> GOAL
In the entries below, find the line containing "Rebuild this chart" and the line containing "var m8HatchLo = [40, 66, 76, 68, 10, 0, 0, 0];". Copy those two lines and everything between them exactly, without the pictures.

══════

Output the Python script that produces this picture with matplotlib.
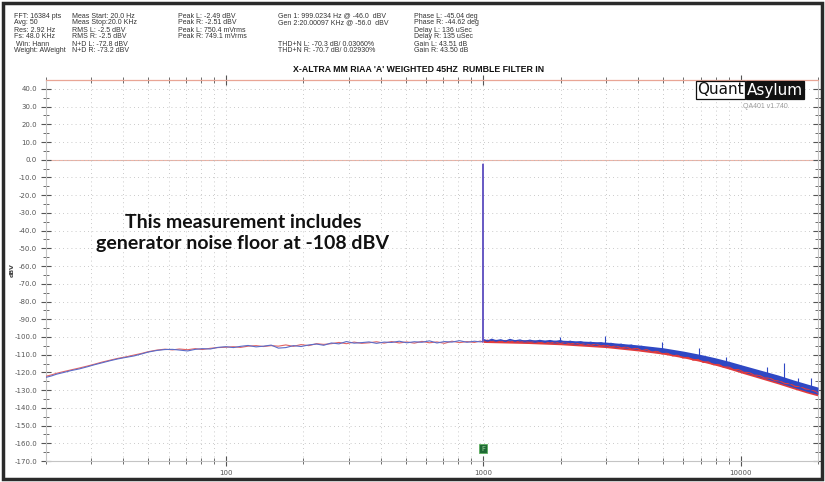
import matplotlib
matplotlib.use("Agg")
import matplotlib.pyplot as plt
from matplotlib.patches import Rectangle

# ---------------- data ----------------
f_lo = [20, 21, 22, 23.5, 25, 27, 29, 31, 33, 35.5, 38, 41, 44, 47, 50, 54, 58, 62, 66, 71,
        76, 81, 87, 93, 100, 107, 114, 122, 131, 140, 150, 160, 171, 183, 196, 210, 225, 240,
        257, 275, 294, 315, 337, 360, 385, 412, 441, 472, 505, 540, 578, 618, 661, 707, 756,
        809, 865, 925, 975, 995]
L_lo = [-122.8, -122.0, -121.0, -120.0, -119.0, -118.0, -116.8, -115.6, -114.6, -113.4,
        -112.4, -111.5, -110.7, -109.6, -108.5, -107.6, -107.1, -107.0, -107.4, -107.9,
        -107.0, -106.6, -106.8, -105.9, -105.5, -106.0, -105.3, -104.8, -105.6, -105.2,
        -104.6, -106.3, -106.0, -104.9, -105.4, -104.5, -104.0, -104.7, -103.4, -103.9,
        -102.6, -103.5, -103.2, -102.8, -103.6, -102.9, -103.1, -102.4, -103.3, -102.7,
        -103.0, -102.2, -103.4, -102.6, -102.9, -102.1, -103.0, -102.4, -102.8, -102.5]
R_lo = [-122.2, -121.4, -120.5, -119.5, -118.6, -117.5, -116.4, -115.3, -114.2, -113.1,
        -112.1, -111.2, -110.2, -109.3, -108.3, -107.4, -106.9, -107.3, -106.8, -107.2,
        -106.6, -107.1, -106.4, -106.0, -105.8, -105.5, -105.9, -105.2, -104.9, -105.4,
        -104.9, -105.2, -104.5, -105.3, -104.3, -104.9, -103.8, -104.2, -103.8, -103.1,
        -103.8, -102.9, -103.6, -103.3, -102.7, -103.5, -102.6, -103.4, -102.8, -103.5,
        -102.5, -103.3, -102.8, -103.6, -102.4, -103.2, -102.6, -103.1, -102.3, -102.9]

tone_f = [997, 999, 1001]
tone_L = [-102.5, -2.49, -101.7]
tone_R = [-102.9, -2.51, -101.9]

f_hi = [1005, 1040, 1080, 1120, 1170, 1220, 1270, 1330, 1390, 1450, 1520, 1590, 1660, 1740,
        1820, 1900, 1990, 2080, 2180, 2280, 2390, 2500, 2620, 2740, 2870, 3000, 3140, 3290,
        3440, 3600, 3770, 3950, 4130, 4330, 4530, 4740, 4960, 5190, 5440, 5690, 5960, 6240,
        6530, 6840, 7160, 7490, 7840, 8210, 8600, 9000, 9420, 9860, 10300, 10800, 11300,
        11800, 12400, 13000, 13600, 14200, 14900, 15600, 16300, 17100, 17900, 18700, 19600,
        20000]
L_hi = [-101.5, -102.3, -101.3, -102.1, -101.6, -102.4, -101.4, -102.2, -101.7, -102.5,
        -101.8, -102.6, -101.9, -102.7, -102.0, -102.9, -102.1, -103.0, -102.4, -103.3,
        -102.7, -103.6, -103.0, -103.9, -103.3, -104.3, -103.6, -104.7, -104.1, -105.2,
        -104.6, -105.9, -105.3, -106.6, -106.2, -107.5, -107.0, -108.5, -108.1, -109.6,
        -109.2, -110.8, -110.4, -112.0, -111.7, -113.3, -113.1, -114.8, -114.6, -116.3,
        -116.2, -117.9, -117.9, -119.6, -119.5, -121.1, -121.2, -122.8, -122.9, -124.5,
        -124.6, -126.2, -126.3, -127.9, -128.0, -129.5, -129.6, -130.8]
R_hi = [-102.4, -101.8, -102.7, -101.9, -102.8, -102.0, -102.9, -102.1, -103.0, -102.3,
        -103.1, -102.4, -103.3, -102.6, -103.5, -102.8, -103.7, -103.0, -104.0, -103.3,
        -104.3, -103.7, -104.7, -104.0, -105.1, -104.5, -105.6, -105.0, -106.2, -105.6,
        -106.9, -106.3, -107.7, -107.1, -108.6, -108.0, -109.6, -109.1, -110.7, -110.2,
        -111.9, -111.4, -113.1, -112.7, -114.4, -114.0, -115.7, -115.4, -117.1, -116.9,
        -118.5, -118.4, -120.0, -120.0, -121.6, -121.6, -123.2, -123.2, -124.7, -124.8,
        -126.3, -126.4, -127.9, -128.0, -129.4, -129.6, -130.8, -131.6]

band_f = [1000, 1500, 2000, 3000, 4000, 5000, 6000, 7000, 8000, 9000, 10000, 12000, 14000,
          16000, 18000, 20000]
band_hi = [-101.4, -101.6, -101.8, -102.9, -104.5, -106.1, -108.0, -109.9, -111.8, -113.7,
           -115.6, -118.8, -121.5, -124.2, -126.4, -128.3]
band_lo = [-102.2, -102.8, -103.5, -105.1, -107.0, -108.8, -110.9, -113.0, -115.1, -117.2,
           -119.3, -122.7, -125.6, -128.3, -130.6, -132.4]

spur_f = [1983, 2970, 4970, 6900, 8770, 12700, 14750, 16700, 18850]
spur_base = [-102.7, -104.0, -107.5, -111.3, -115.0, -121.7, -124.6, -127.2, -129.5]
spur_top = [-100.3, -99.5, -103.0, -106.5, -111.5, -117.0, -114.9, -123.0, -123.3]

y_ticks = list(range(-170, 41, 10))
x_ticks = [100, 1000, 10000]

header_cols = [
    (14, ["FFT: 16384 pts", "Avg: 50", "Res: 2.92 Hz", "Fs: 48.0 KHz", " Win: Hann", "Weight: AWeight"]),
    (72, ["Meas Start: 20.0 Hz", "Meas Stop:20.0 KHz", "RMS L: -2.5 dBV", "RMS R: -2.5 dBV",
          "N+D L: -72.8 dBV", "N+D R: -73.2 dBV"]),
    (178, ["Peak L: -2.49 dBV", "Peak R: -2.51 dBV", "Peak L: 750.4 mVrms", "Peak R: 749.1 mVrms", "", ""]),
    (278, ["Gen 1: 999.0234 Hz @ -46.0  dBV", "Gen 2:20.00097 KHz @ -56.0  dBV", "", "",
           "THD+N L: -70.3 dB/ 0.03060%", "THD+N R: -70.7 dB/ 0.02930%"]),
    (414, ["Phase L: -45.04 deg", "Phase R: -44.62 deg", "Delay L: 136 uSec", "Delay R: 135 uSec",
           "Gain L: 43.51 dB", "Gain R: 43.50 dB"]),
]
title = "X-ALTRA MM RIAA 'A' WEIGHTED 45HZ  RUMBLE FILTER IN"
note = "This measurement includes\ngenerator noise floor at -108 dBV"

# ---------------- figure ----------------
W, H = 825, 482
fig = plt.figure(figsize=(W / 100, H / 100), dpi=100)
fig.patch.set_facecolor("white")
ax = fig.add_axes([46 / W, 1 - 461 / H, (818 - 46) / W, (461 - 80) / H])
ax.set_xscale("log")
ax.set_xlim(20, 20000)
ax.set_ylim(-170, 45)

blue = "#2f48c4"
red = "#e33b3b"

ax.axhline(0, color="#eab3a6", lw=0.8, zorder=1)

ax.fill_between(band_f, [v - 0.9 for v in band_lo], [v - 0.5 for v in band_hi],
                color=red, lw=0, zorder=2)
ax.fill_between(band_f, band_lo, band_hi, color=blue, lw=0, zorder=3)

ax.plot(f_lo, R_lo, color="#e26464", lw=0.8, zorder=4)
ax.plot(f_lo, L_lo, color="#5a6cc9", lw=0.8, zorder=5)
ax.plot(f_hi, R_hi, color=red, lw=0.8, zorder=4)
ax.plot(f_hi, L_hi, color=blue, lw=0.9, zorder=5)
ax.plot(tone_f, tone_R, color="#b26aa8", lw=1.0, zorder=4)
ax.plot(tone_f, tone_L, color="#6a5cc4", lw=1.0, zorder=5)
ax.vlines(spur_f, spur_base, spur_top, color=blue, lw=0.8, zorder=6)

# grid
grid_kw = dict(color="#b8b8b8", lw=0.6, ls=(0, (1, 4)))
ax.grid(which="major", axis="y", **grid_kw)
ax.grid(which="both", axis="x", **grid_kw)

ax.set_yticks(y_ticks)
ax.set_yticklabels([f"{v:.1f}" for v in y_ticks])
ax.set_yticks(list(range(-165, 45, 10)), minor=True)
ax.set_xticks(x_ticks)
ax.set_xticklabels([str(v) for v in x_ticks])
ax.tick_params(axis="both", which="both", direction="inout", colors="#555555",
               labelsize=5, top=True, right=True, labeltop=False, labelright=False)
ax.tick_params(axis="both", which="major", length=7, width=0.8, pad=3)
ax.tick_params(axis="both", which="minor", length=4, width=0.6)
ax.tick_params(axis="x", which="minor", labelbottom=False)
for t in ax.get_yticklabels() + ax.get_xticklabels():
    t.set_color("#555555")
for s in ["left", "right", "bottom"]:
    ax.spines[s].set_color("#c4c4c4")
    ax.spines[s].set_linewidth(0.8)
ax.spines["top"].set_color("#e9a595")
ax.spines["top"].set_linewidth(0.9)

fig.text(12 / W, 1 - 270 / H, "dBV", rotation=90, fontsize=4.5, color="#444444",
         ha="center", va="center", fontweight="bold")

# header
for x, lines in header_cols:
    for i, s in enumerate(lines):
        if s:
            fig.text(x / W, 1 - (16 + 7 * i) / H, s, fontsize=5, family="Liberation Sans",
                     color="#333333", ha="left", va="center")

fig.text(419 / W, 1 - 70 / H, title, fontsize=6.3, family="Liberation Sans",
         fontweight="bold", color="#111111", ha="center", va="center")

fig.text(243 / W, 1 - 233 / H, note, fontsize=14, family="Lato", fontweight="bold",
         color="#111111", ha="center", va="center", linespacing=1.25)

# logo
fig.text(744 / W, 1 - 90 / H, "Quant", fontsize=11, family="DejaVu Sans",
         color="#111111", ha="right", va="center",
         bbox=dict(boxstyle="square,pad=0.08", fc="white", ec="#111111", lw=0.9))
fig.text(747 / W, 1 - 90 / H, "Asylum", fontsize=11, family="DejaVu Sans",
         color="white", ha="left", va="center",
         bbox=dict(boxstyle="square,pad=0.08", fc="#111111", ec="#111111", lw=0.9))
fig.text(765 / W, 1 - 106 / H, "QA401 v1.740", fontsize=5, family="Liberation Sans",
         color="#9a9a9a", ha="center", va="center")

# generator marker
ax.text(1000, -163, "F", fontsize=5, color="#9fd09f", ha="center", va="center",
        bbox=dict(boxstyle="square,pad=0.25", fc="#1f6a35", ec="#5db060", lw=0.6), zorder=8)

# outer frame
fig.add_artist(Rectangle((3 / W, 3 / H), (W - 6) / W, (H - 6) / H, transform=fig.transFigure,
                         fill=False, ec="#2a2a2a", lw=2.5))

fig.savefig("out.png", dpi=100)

══════

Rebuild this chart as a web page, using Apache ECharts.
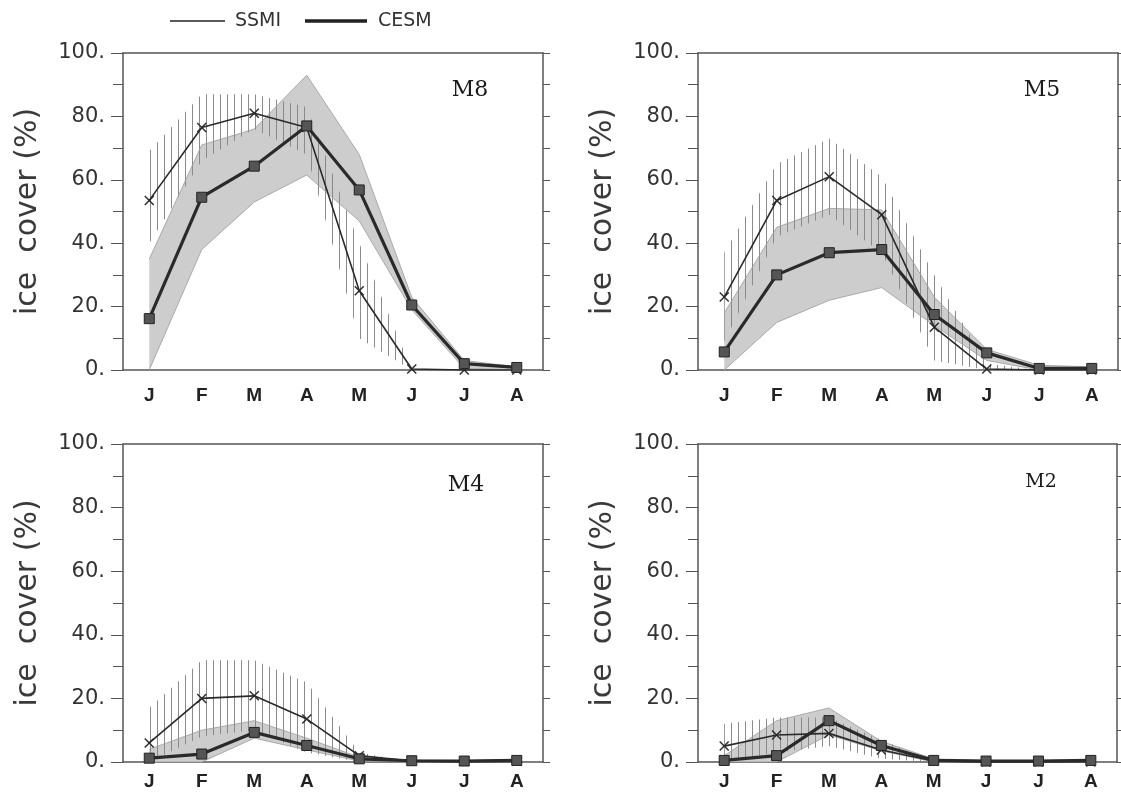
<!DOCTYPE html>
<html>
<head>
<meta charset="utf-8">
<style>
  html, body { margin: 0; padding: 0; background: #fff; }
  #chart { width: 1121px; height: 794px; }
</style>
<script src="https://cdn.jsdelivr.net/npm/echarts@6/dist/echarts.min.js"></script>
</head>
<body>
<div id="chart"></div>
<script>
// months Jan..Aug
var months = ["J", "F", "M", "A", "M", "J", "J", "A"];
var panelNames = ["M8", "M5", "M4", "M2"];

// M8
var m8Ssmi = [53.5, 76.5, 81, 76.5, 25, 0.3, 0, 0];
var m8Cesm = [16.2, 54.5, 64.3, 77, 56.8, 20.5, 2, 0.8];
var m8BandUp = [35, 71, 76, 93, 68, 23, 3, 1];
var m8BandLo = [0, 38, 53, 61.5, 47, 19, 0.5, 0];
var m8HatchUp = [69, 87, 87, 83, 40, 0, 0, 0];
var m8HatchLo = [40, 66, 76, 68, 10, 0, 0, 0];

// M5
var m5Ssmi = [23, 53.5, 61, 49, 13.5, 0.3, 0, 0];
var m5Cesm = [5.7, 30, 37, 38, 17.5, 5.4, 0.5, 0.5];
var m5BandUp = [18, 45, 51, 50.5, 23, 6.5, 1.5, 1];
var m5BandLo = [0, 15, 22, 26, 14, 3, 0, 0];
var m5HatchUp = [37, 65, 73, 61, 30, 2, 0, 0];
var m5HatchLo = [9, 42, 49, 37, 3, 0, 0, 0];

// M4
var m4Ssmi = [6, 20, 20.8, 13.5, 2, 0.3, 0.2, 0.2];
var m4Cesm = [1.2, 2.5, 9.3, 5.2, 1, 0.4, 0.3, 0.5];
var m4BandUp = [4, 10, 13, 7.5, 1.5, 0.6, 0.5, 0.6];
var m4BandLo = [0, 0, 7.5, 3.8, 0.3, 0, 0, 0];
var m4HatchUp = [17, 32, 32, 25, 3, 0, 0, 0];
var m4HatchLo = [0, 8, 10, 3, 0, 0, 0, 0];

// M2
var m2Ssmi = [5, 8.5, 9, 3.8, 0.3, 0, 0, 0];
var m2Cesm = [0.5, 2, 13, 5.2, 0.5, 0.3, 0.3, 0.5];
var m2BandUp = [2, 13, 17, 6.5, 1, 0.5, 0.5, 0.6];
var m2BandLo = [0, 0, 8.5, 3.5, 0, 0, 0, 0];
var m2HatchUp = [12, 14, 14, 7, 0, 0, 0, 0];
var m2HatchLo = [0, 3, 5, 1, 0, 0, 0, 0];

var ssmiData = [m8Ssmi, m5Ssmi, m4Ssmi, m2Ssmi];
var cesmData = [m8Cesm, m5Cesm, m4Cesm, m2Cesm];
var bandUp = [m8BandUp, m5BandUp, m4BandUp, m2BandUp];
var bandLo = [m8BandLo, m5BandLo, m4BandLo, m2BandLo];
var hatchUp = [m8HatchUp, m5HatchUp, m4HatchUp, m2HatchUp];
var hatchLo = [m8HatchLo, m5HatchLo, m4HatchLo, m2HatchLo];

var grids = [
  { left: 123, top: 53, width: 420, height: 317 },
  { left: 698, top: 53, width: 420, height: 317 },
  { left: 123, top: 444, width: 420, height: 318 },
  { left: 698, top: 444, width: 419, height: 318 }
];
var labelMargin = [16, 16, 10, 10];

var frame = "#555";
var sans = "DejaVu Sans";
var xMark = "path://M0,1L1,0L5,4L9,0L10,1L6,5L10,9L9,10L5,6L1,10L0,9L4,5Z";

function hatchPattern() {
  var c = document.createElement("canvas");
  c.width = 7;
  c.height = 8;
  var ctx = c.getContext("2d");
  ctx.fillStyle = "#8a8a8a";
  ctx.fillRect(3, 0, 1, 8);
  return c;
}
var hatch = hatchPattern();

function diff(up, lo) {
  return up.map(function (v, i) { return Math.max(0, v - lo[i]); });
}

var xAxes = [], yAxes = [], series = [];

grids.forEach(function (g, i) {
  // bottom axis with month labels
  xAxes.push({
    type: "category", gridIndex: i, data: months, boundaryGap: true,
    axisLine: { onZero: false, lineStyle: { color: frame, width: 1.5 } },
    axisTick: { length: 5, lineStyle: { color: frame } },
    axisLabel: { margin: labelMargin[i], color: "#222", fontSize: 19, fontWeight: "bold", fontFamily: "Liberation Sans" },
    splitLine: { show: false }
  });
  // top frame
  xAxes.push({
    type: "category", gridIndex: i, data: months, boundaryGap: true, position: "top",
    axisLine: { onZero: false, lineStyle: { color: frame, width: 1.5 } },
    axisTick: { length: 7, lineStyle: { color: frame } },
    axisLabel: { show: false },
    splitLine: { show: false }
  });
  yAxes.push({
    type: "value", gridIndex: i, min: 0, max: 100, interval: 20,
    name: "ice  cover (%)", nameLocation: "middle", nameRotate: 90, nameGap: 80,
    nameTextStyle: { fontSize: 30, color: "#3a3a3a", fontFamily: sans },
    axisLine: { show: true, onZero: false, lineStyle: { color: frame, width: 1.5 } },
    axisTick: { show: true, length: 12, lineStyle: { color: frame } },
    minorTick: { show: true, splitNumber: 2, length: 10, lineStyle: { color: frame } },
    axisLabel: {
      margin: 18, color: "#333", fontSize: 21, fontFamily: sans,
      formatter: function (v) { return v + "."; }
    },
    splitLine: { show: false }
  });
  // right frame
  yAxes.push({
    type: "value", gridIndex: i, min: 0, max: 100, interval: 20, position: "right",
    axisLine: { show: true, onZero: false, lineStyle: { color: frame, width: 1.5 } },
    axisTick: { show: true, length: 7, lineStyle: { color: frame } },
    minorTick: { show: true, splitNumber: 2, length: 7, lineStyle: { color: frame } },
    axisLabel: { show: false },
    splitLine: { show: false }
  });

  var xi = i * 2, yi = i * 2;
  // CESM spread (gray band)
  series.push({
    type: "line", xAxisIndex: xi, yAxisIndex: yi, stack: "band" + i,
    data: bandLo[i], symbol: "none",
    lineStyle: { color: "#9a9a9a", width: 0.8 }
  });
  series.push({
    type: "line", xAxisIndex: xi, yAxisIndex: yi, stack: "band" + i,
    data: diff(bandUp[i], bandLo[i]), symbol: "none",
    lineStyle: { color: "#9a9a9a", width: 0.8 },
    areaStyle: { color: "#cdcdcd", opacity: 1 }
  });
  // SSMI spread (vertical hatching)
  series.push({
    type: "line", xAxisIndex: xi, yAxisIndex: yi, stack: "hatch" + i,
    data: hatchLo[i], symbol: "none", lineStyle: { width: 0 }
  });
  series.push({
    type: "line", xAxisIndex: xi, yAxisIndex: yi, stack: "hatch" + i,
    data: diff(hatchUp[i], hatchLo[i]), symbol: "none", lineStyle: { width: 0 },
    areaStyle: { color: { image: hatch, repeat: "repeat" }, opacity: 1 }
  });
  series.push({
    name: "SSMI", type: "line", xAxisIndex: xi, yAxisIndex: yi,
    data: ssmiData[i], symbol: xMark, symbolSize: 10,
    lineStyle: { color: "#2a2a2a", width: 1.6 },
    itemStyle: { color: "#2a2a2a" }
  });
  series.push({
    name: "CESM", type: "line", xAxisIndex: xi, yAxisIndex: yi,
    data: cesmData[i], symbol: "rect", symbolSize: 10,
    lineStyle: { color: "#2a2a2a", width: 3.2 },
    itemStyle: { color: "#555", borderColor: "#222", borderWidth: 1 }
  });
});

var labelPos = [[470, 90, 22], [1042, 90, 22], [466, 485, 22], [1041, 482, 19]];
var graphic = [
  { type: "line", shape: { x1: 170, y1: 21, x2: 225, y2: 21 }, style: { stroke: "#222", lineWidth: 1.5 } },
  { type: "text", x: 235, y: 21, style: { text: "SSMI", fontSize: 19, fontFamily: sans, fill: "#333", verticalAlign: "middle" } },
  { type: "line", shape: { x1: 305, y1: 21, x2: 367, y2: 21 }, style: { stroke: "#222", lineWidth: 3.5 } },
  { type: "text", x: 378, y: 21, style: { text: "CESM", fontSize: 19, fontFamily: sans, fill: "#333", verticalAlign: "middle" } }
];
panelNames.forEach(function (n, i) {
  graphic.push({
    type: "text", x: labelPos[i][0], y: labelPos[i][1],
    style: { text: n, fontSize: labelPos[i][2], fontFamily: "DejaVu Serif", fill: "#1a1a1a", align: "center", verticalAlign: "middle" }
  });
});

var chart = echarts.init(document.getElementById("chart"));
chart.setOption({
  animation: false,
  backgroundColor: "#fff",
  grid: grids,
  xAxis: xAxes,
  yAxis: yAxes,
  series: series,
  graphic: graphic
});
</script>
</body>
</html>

══════

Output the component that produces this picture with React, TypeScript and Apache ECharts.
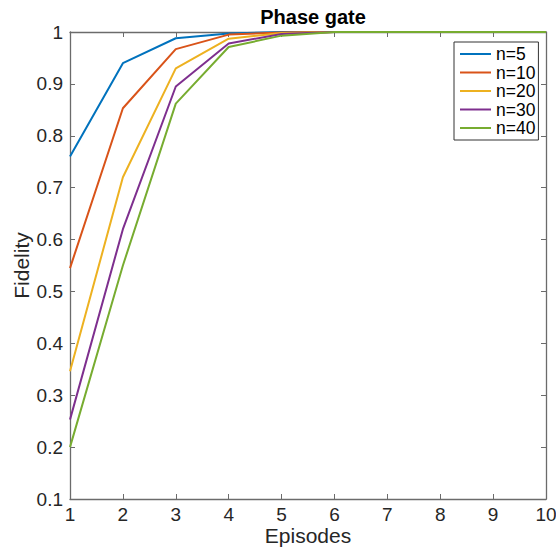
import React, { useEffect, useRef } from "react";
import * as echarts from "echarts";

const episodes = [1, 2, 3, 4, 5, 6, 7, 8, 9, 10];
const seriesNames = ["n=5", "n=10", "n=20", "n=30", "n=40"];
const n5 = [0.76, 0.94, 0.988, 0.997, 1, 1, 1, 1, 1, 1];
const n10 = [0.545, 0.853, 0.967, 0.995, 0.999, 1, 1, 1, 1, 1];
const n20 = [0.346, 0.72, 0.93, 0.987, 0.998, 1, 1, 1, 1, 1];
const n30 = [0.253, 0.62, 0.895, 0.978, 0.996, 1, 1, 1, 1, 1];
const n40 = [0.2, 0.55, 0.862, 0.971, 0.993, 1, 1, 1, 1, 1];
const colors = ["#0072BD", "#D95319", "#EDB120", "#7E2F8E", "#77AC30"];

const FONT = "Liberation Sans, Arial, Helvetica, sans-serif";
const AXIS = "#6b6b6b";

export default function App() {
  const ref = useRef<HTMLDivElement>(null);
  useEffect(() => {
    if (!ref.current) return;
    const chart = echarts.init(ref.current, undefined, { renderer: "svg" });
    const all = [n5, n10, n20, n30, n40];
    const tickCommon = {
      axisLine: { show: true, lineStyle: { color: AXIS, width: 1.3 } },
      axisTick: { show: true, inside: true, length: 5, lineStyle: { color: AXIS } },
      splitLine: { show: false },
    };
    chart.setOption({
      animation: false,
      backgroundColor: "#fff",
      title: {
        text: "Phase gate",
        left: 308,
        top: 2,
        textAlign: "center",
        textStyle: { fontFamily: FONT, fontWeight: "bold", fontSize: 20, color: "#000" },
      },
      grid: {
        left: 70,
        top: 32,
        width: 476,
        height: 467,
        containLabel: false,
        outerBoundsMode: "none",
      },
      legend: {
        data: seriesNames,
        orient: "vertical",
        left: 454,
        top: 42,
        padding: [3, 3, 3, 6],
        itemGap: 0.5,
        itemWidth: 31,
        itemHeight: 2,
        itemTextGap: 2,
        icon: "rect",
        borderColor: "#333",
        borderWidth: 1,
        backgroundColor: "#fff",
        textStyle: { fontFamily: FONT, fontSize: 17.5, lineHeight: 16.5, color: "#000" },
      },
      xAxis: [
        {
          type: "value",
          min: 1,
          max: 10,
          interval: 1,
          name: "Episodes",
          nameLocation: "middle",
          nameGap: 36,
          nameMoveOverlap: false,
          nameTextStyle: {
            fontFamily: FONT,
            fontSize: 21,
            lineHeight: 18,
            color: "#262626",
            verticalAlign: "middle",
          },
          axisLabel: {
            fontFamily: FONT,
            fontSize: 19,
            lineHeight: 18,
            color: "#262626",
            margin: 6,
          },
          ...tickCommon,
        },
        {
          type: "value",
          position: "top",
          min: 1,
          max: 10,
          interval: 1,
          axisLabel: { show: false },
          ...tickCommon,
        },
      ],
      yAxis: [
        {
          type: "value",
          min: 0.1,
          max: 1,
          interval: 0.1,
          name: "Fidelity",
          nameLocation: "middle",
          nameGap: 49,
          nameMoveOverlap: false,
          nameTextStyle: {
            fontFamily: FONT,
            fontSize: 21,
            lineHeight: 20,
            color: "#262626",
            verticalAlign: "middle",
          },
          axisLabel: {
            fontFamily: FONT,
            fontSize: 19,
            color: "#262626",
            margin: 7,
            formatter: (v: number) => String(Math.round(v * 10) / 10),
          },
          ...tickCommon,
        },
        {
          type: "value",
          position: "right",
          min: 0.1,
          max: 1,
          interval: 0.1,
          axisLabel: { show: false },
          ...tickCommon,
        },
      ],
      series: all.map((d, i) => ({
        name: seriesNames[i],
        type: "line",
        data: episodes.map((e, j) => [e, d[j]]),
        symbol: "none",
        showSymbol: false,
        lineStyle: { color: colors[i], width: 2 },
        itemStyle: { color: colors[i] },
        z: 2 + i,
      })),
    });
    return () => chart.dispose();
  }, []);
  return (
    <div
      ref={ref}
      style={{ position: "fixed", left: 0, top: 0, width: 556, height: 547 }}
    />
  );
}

══════

> RESULT FOR THIS TASK
Rebuild this chart as a web page, using Apache ECharts.
<!DOCTYPE html>
<html>
<head>
<meta charset="utf-8">
<style>
  html, body { margin: 0; padding: 0; background: #fff; }
  #chart { width: 1121px; height: 794px; }
</style>
<script src="https://cdn.jsdelivr.net/npm/echarts@6/dist/echarts.min.js"></script>
</head>
<body>
<div id="chart"></div>
<script>
// months Jan..Aug
var months = ["J", "F", "M", "A", "M", "J", "J", "A"];
var panelNames = ["M8", "M5", "M4", "M2"];

// M8
var m8Ssmi = [53.5, 76.5, 81, 76.5, 25, 0.3, 0, 0];
var m8Cesm = [16.2, 54.5, 64.3, 77, 56.8, 20.5, 2, 0.8];
var m8BandUp = [35, 71, 76, 93, 68, 23, 3, 1];
var m8BandLo = [0, 38, 53, 61.5, 47, 19, 0.5, 0];
var m8HatchUp = [69, 87, 87, 83, 40, 0, 0, 0];
var m8HatchLo = [40, 66, 76, 68, 10, 0, 0, 0];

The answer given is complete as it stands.